- Q125 leasing volume hit 12.2 MSF, the highest since Q419, as demand for office space continues to rebound.
- Top-tier buildings are in high demand, with Class A+ availability falling below 12% citywide and just 7.5% in Midtown.
- Major tenants like Jane Street Capital and Universal Music Group signed some of the largest leases of the quarter.
- Return-to-office momentum is growing, with 57% of workers back in the office and 25% of employers planning to increase attendance further.
A Hot Start to 2025
The Manhattan office leasing market surged in Q125, recording 12.2 MSF of deals—the highest volume in a single quarter since the end of 2019, according to a new report from Savills.
The rebound is being driven by a combination of large-scale renewals and expansions, as well as rising return-to-office trends across key industries.
Big Leases, Big Momentum
Savills identified 16 deals over 100 KSF, including:
- Jane Street Capital’s 400 KSF expansion at Brookfield’s 250 Vesey Street, increasing its footprint to nearly 1 MSF.
- Universal Music Group’s 334 KSF relocation to Vornado’s Penn 2.
- Mayer Brown’s 331 KSF expansion at 1221 Sixth Avenue, owned by Rockefeller Group.
Eight of the ten largest deals were renewals, many with expansion components, reinforcing continued commitment to office space in Manhattan.
Class A Demand Heats Up
Overall office availability dropped to 17.7%—a significant improvement from 20% a year ago. Trophy and Class A+ buildings are seeing the most pressure, with Manhattan-wide availability falling below 12%, and just 7.5% in Midtown.
Savills notes that availability is especially low in core business districts: Hudson Yards (9%), Union Square (11.2%), and Grand Central (13.9%).
Rent Growth in Prime Corridors
While overall asking rents (including sublet space) declined 2.1% YoY, Class A buildings saw a modest 0.5% increase. In premium corridors like Hudson Yards and the Plaza District, asking rents for upper-floor trophy space reached nearly $160/SF. Some leases in those areas exceeded $200 per square foot.
Demand Drivers
The Partnership for New York City reports that average office attendance in Manhattan is now at 76% of pre-pandemic levels. As of mid-March, 57% of workers are in the office on a typical weekday.
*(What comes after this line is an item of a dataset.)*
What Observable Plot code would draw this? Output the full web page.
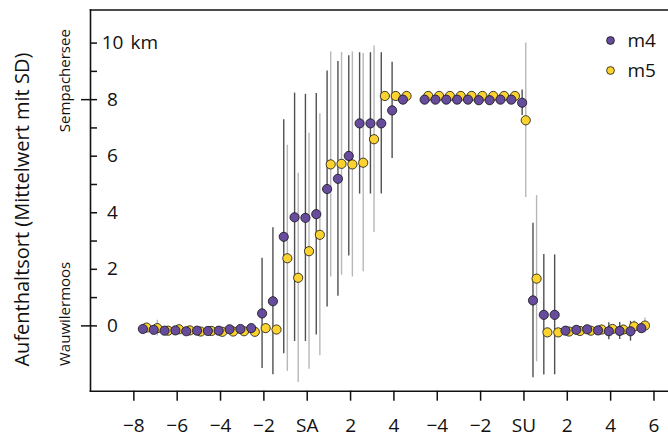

Real estate firms are leading the charge with 85% in-office attendance, followed by 62% for both financial services and law firms.
While three-quarters of employers consider their current hybrid schedules the “new normal,” 25% indicated plans to increase in-office attendance in the next year.
Looking Ahead
With a tightening supply of high-quality office space and more employers pushing for in-person work, Manhattan’s office market is showing renewed strength—and could see continued momentum through 2025.